Rimini Street has announced that it has opened its first office in New Zealand. It has set up Rimini Street New Zealand Limited. The goal is to support the growing requirement in New Zealand for its support services, especially around Oracle and SAP products. It already has more than 50 customers with a presence in the country including James Pascoe, Spark, 2Degrees Mobile, Refining New Zealand and The University of Auckland.
Andrew Powell, general manager, Asia-Pacific, Rimini Street commented: “Organizations in New Zealand, both public and private, spend hundreds of millions of dollars every year on their annual enterprise software support and maintenance, yet see little return from this significant spend.
“With our new operation in Auckland, we are better able to engage with and support organizations in New Zealand who want to significantly cut their software support spend and take back control of their IT roadmaps.”
Why New Zealand
Powell was also critical of the approach of New Zealand companies to innovation. Rimini Street hopes to free up capital for them to re-invest. He continued: “New Zealand is famous for innovation, but it is at risk of falling behind the rest of the world. New Zealand CIOs know that it’s important to spend their IT budgets on more than daily operations.
“With budget pressures between operating costs and the need to invest in innovation, CIOs need to reassess the value of existing support arrangements and explore better software support options designed to provide a greater ROI. Rimini Street enables CIOs in New Zealand to unlock significant savings and redirect that funding into critical innovation initiatives.”
His comments were based on recent research from Vanson Bourne. It found that the ANZ region spent the second least on innovation over the last twelve months. Enterprises in the ANZ region also plan to spend the second-least amount on IT innovation in the world in the next 12 months. IT innovation spend is set to increase by just 6.31% in the next 12 months. The global average is 10.94%.
Rimini Street is hoping that offering discounted support costs will free up budgets for customers to spend on innovation rather than just keeping the lights on. The trick for the CIO is to protect some of the savings for reinvestment and innovation projects rather than offer it up as a cost saving success.
Rimini Street continues success
This opening demonstrates Rimini Streets continued desire to compete with SAP and Oracle for its maintenance revenues across the globe. It already has an operation in Australia. It is now looking to attack Oracle and SAP revenues more directly in New Zealand.
In its recent third quarter results Rimini Street announced:
- Revenues of $62.6 million in its third quarter 2018, an increase of 17% year on year.

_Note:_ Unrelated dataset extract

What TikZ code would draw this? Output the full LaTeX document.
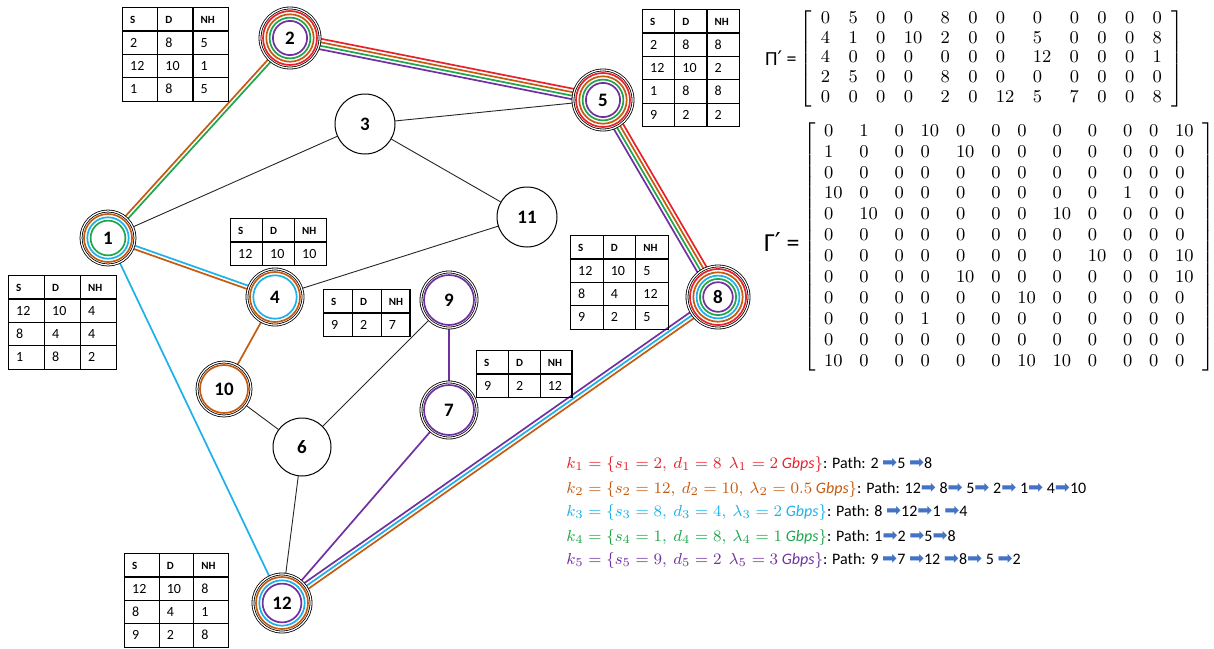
\documentclass[tikz,border=0pt]{standalone}
\usepackage{amsmath}
\usepackage{array}
\usepackage{fontspec}
\setmainfont{Carlito}
\newfontfamily\arrowfont{DejaVu Sans}
\usetikzlibrary{calc}
\usetikzlibrary{backgrounds}
\usepackage{xcolor}

\definecolor{fred}{HTML}{E8212B}
\definecolor{forange}{HTML}{C55A11}
\definecolor{fcyan}{HTML}{1DB1E8}
\definecolor{fgreen}{HTML}{1FA54B}
\definecolor{fpurple}{HTML}{7030A0}
\definecolor{arrblue}{HTML}{4472C4}

% routing table (cell width, rows)
\newcommand{\hd}[1]{{\fontsize{5.5}{6}\selectfont\bfseries #1}}
\newcommand{\rtab}[2]{%
  {\setlength{\tabcolsep}{3.5pt}\setlength{\arrayrulewidth}{0.6pt}%
   \renewcommand{\arraystretch}{1.32}\fontsize{7}{8.4}\selectfont
   \begin{tabular}{|*{3}{p{\dimexpr#1-7pt\relax}|}}\hline
   \hd{S} & \hd{D} & \hd{NH}\\\hline
   #2
   \end{tabular}}}

% coloured rings inside a node (node, first radius, colours)
\newcommand{\rings}[3]{%
  \foreach \c [count=\i] in {#3}
    \draw[\c, flow] (#1.center) circle[radius={#2pt-(\i-1)*1.65pt}];
}

% parallel flows between two nodes
\newcommand{\flowlines}[3]{%
  \foreach \c [count=\i] in {#3} {\xdef\nflow{\i}}%
  \foreach \c [count=\i] in {#3} {%
    \pgfmathsetmacro\off{((\nflow+1)/2-\i)*1.75}%
    \draw[\c, flow] ($(#1.center)!\off pt!90:(#2.center)$) -- ($(#2.center)!\off pt!-90:(#1.center)$);
  }%
}

\newcommand{\arr}{{\arrowfont\fontsize{9}{10}\selectfont\textcolor{arrblue}{➡}}}
\newcommand{\prm}{{\arrowfont ′}}

\begin{document}
\begin{tikzpicture}[x=0.5pt, y=-0.5pt,
    plain/.style={circle, draw, line width=0.5pt, fill=white, inner sep=0pt,
      minimum size=#1pt, font=\fontsize{9.5}{11}\selectfont\bfseries},
    plain/.default=29,
    busy/.style={plain=#1, double=white, double distance=0.6pt, line width=0.4pt},
    busy/.default=29,
    flow/.style={line width=0.85pt},
    link/.style={line width=0.45pt, black!85},
    tab/.style={anchor=north west, inner sep=0pt, outer sep=0pt},
    kline/.style={anchor=base west, inner sep=0pt, font=\fontsize{8}{10}\selectfont}]
    \useasboundingbox (0,0) rectangle (1214,648);

    % nodes
    \node[busy=27]  (n1)  at (108,238) {1};
    \node[busy=30]  (n2)  at (290,38)  {2};
    \node[plain=30] (n3)  at (365,124) {3};
    \node[busy=28]  (n4)  at (275,297) {4};
    \node[busy=30]  (n5)  at (603,100) {5};
    \node[plain=29] (n6)  at (302,447) {6};
    \node[busy=28]  (n7)  at (449,410) {7};
    \node[busy=31]  (n8)  at (718,297) {8};
    \node[busy=28]  (n9)  at (449,300) {9};
    \node[busy=27]  (n10) at (224,389) {10};
    \node[plain=30] (n11) at (527,217) {11};
    \node[busy=29]  (n12) at (282,603) {12};

    \rings{n1}{12}{forange,fcyan,fgreen}
    \rings{n2}{13.5}{fred,forange,fgreen,fpurple}
    \rings{n4}{12.5}{forange,fcyan}
    \rings{n5}{13.5}{fred,forange,fgreen,fpurple}
    \rings{n7}{12.5}{fpurple}
    \rings{n8}{14}{fred,forange,fcyan,fgreen,fpurple}
    \rings{n9}{12.5}{fpurple}
    \rings{n10}{12}{forange}
    \rings{n12}{13}{forange,fcyan,fpurple}

    % links and flows
    \begin{scope}[on background layer]
        \foreach \a/\b in {n1/n3, n3/n5, n3/n11, n11/n4, n10/n6, n6/n9, n6/n12}
            \draw[link] (\a) -- (\b);
        \flowlines{n1}{n2}{forange,fgreen}
        \flowlines{n2}{n5}{fred,forange,fgreen,fpurple}
        \flowlines{n5}{n8}{fred,forange,fgreen,fpurple}
        \flowlines{n8}{n12}{forange,fcyan,fpurple}
        \flowlines{n1}{n4}{fcyan,forange}
        \flowlines{n1}{n12}{fcyan}
        \flowlines{n4}{n10}{forange}
        \flowlines{n9}{n7}{fpurple}
        \flowlines{n7}{n12}{fpurple}
    \end{scope}

    % routing tables
    \node[tab] (t2)  at (122,7)   {\rtab{17pt}{2 & 8 & 5\\\hline 12 & 10 & 1\\\hline 1 & 8 & 5\\\hline}};
    \node[tab] (t1)  at (8,275)   {\rtab{17.4pt}{12 & 10 & 4\\\hline 8 & 4 & 4\\\hline 1 & 8 & 2\\\hline}};
    \node[tab] (t5)  at (642,9)   {\rtab{15.5pt}{2 & 8 & 8\\\hline 12 & 10 & 2\\\hline 1 & 8 & 8\\\hline 9 & 2 & 2\\\hline}};
    \node[tab] (t8)  at (570,235) {\rtab{15.7pt}{12 & 10 & 5\\\hline 8 & 4 & 12\\\hline 9 & 2 & 5\\\hline}};
    \node[tab] (t12) at (124,553) {\rtab{16.7pt}{12 & 10 & 8\\\hline 8 & 4 & 1\\\hline 9 & 2 & 8\\\hline}};
    \node[tab] (t4)  at (230,218) {\rtab{15.4pt}{12 & 10 & 10\\\hline}};
    \node[tab] (t9)  at (323,289) {\rtab{13.8pt}{9 & 2 & 7\\\hline}};
    \node[tab] (t7)  at (476,350) {\rtab{15.3pt}{9 & 2 & 12\\\hline}};

    % matrices
    \node[anchor=east, inner sep=0pt, font=\fontsize{10}{12}\selectfont] (pil) at (797,58) {Π\prm{} =};
    \node[anchor=west, inner sep=0pt, font=\fontsize{9.5}{10.2}\selectfont] (pim) at (799,59)
        {$\setlength{\arraycolsep}{4.6pt}\renewcommand{\arraystretch}{0.97}\left[\begin{array}{*{12}{l}}
        0&5&0&0&8&0&0&0&0&0&0&0\\
        4&1&0&10&2&0&0&5&0&0&0&8\\
        4&0&0&0&0&0&0&12&0&0&0&1\\
        2&5&0&0&8&0&0&0&0&0&0&0\\
        0&0&0&0&2&0&12&5&7&0&0&8
        \end{array}\right]$};
    \node[anchor=east, inner sep=0pt, font=\fontsize{13}{15}\selectfont] (gal) at (800,242) {Γ\prm{} =};
    \node[anchor=west, inner sep=0pt, font=\fontsize{9.5}{10.45}\selectfont] (gam) at (803,247)
        {$\setlength{\arraycolsep}{4.2pt}\left[\begin{array}{*{12}{l}}
        0&1&0&10&0&0&0&0&0&0&0&10\\
        1&0&0&0&10&0&0&0&0&0&0&0\\
        0&0&0&0&0&0&0&0&0&0&0&0\\
        10&0&0&0&0&0&0&0&0&1&0&0\\
        0&10&0&0&0&0&0&10&0&0&0&0\\
        0&0&0&0&0&0&0&0&0&0&0&0\\
        0&0&0&0&0&0&0&0&10&0&0&10\\
        0&0&0&0&10&0&0&0&0&0&0&10\\
        0&0&0&0&0&0&10&0&0&0&0&0\\
        0&0&0&1&0&0&0&0&0&0&0&0\\
        0&0&0&0&0&0&0&0&0&0&0&0\\
        10&0&0&0&0&0&10&10&0&0&0&0
        \end{array}\right]$};

    % demands
    \node[kline, text=fred] (k1) at (566,468)
        {$k_1 = \{s_1 = 2,\ d_1 = 8\ \ \lambda_1 = 2\ \mathit{Gbps}\}$\textcolor{black}{: Path: 2 \arr5 \arr8}};
    \node[kline, text=forange] (k2) at (566,493)
        {$k_2 = \{s_2 = 12,\ d_2 = 10,\ \lambda_2 = 0.5\ \mathit{Gbps}\}$\textcolor{black}{: Path: 12\arr\ 8\arr\ 5\arr\ 2\arr\ 1\arr\ 4\arr10}};
    \node[kline, text=fcyan] (k3) at (566,516)
        {$k_3 = \{s_3 = 8,\ d_3 = 4,\ \lambda_3 = 2\ \mathit{Gbps}\}$\textcolor{black}{: Path: 8 \arr12\arr1 \arr4}};
    \node[kline, text=fgreen] (k4) at (566,541)
        {$k_4 = \{s_4 = 1,\ d_4 = 8,\ \lambda_4 = 1\ \mathit{Gbps}\}$\textcolor{black}{: Path: 1\arr2 \arr5\arr8}};
    \node[kline, text=fpurple] (k5) at (566,564)
        {$k_5 = \{s_5 = 9,\ d_5 = 2\ \ \lambda_5 = 3\ \mathit{Gbps}\}$\textcolor{black}{: Path: 9 \arr7 \arr12 \arr8\arr\ 5 \arr2}};
\end{tikzpicture}
\end{document}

- Customer base growth of 19% to 1732 over the same period.
- Revenue retention dipped slightly to 92.0% (from 94.5%) over the same period to September 30.
In some ways this might indicate that Rimini Street is a victim of its own success. Delivering up to 90% in savings on maintenance costs it does free up revenues for new investments.
Stock offering reduced Rimini Street debt
Rimini Street has recently found new cash to fuel its expansion. It completed a $140 million offering of its common and redeemable preferred stock. This has reduced its debt to $3 million.
Seth Ravin explained what the company would do with the increase in cash flow commenting: “By eliminating the financial and operational covenants in our former credit facility, we are now able to invest more in growth activities that were previously limited such as increasing our sales and marketing infrastructure, expanding our global footprint, SaaS product rollout, new software support offerings and cross-selling opportunities.” (Source Seekingalpha.com).
Will companies spend their savings on new innovations? Ravin, believes so: “You’ve got machine learning, you’ve got AI. I mean, all your buzzwords that are out there in – I’d say, IoT for the manufacturers, a lot of that…people are just generally excited that there are a lot of things again to create competitive advantage instead of focusing on which upgrades you’re going to have to do in order to keep being supported by the vendor and spending years doing upgrades that really won’t provide them competitive advantage globally.“
What does this mean
Rimini Street now has twenty three offices spread across the world in sixteen countries. The New Zealand offices is its fourth in the ANZ region. It already has offices in Brisbane, Melbourne and Sydney Australia. This is therefore a natural expansion in a region that Rimini Street already has good traction.
The company is clearly successful in that region. However, New Zealand is not the most obvious choice for global expansion especially by comparison to Europe. The Auckland office should help to provide a boost to revenues in due course. Rimini Street will need to continue its expansion if it is to keep its growth trajectory going.
Its challenge is to maintain that growth as those same customers use the resources to innovate. A warning sign is the small drop in recurring revenue. Its investment into a Salesforce practise should help to retain customers as they migrate legacy systems to cloud but analysts will keep a close eye on that figure.